Essa se engendrará como uma das temáticas inseridas na segunda parte de Jesus de Nazaré, cuja subdivisão estrutural dá-se pelos seguintes capítulos, respectivamente: entrada em Jerusalém e purificação do templo; o discurso escatológico de Jesus; o lava-pés; a oração sacerdotal de Jesus; a última ceia; Getsêmani; o processo de Jesus; a crucifixão e a deposição de Jesus no sepulcro; e a ressurreição de Jesus da morte.

O papa voltará a afirmar a necessidade de ultrapassar os princípios metodológicos da exegese histórico-crítica, e fundamentará não a pretensão de redação de um manual de cristologia, mormente o seu caráter de valorização, através de suas sinuosidades textuais, o encontro pessoal com o Cristo Jesus:

 

Procurei desenvolver um olhar sobre o Jesus dos Evangelhos e uma escuta d´Ele que pudesse tornar-se um encontro e, todavia, na escuta em comunhão com os discípulos de Jesus de todos os tempos, chegar também à certeza da figura verdadeiramente histórica de Jesus (BENTO XVI, 2011, p. 14).

 

·         Jesus de Nazaré: volume III

 

À guisa de conclusão de seu ensaio teológico, Bento XVI compõe a terceira e última parte, intitulada: “A infância de Jesus”.

Apesar de sua não grande extensão redacional, tal opúsculo possui profundidade reflexiva, apresentando alguns elementos conectados aos denominados “evangelhos da infância” em Lucas e Mateus.

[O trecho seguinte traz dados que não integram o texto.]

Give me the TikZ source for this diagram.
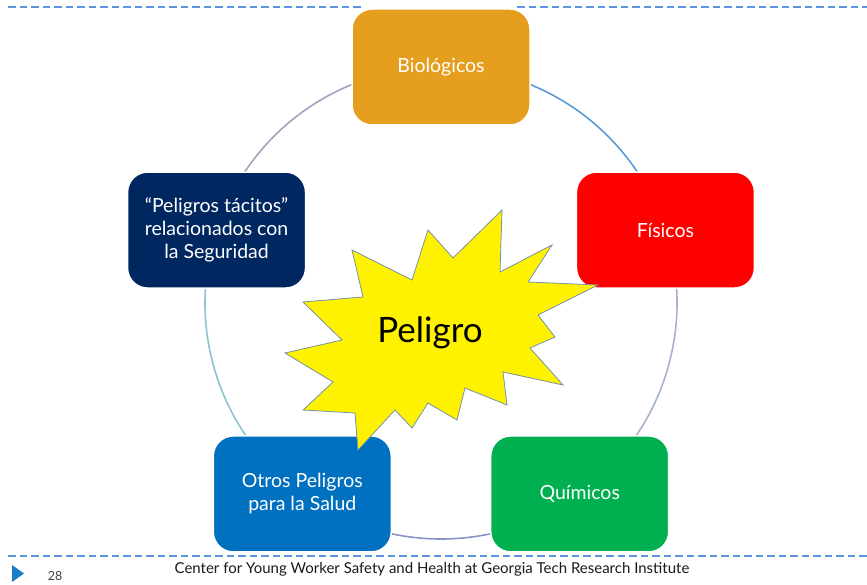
\documentclass[tikz,border=0pt]{standalone}
\usepackage{fontspec}
\setmainfont{Lato}
\usepackage{tikz}
\usetikzlibrary{backgrounds}
\usetikzlibrary{calc}

\definecolor{bioOrange}{HTML}{E59E1E}
\definecolor{fisRed}{HTML}{FF0000}
\definecolor{quiGreen}{HTML}{00B050}
\definecolor{otrosBlue}{HTML}{0070C0}
\definecolor{tacNavy}{HTML}{002760}
\definecolor{dashBlue}{HTML}{5A96DC}
\definecolor{ringA}{HTML}{5B9BD5}
\definecolor{ringB}{HTML}{A5B3CC}
\definecolor{ringC}{HTML}{8A93C8}
\definecolor{ringD}{HTML}{8CC4D0}
\definecolor{ringE}{HTML}{A8A0BC}
\definecolor{starEdge}{HTML}{7890AA}

\begin{document}
\begin{tikzpicture}[x=1pt, y=-1pt,
  hazard/.style={rectangle, rounded corners=20pt, draw=white, line width=1.5pt,
    minimum width=178pt, minimum height=116pt, text=white, align=center,
    font=\fontsize{19.5}{23}\selectfont},
  ring/.style={line width=1.6pt},
  rule/.style={dashBlue, line width=1.6pt, dash pattern=on 7.5pt off 4pt}]

  \useasboundingbox (0,0) rectangle (867,585);

  % page rules (the top one stops at the orange box)
  \draw[rule] (8,7) -- (363,7);
  \draw[rule] (517,7) -- (867,7);
  \draw[rule] (8,556) -- (867,556);

  % Nodes
  \coordinate (c) at (441,303);
  \node[hazard, fill=bioOrange] (bio) at ($(c)+(-90:236)$) {Biológicos};
  \node[hazard, fill=fisRed] (fis) at ($(c)+(-18:236)$) {Físicos};
  \node[hazard, fill=quiGreen] (qui) at ($(c)+(54:236)$) {Químicos};
  \node[hazard, fill=otrosBlue] (otros) at ($(c)+(126:236)$) {Otros Peligros\\para la Salud};
  \node[hazard, fill=tacNavy] (tac) at ($(c)+(198:236)$) {“Peligros tácitos”\\relacionados con\\la Seguridad};

  % ring behind the boxes
  \begin{scope}[on background layer]
    \draw[ring, ringA] (bio.center) arc[start angle=-90, end angle=-18, radius=236];
    \draw[ring, ringB] (fis.center) arc[start angle=-18, end angle=54, radius=236];
    \draw[ring, ringC] (qui.center) arc[start angle=54, end angle=126, radius=236];
    \draw[ring, ringD] (otros.center) arc[start angle=126, end angle=198, radius=236];
    \draw[ring, ringE] (tac.center) arc[start angle=198, end angle=270, radius=236];
  \end{scope}

  % burst in the middle
  \draw[fill=yellow, draw=starEdge, line width=0.8pt]
    (502,210) -- (500,272) -- (552,245) -- (528,282) -- (598,285) -- (538,315)
    -- (555,337) -- (530,348) -- (563,385) -- (503,372) -- (507,405) -- (465,388)
    -- (457,420) -- (428,403) -- (412,428) -- (395,410) -- (358,450) -- (355,413)
    -- (303,410) -- (333,382) -- (285,353) -- (342,340) -- (303,302) -- (363,297)
    -- (352,250) -- (412,280) -- (428,230) -- (453,258) -- cycle;
  \node[font=\fontsize{35}{35}\selectfont] (peligro) at (430,333) {Peligro};

  % footer
  \fill[otrosBlue!90] (12,565) -- (24,573.5) -- (12,582) -- cycle;
  \node[text=black!75, font=\fontsize{12.5}{12.5}\selectfont] (page) at (55,576) {28};
  \node[text=black!90, font=\fontsize{15}{15}\selectfont] (credit) at (432,569)
    {Center for Young Worker Safety and Health at Georgia Tech Research Institute};

\end{tikzpicture}
\end{document}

Ratzinger apresenta algumas singularidades, inclusive questionadas peculiarmente pela sociedade, como a questão do presépio, muito mais um símbolo, do que uma concretude histórica, no tocante aos detalhes de quantos e quais animais estavam naquele momento.

Os capítulos se subdividirão da seguinte maneira, respectivamente: “de onde és Tu?” (Jo 19,9); o anúncio do nascimento de João Batista e de Jesus; o nascimento de Jesus em Belém; e os magos do Oriente e a fuga para o Egito.

O texto conclui-se com um epílogo sobre a adolescência de Jesus, fase também envolta por mistério, mas que ilumina uma fase importante na vida do Galileu – seu estar com a família e o povo local, constituintes de sua identidade subjetiva como um ser histórico, encarnado em uma realidade específica.

 

·         Considerações finais:

 

Entre os pontos destacados, ainda no prefácio do terceiro tomo, Ratzinger introduz com uma bela afirmação, fundamental para o estudo cristológico, a qual, também colocamos como predição ao término deste trabalho de comentário textual:

“Estou bem ciente de que esse diálogo, na ligação entre passado, presente e futuro, não poderá jamais dar-se por completo e de que toda interpretação fica aquém da grandeza do texto bíblico” (BENTO XVI, 2012, p. 10).

 

·         Referências bibliográficas:

 

BENTO XVI. Jesus de Nazaré: Do Batismo no Jordão à Transfiguração. 2ª Ed. São Paulo: Editora Planeta do Brasil, 2007. Vol I.

 

BENTO XVI. Jesus de Nazaré: Da entrada em Jerusalém até a Ressurreição. São Paulo: Planeta do Brasil, 2011. Vol. II.

 

BENTO XVI. A infância de Jesus. São Paulo: Planeta do Brasil, 2012. Vol. III.



[1] Referências citadas no fim deste trabalho.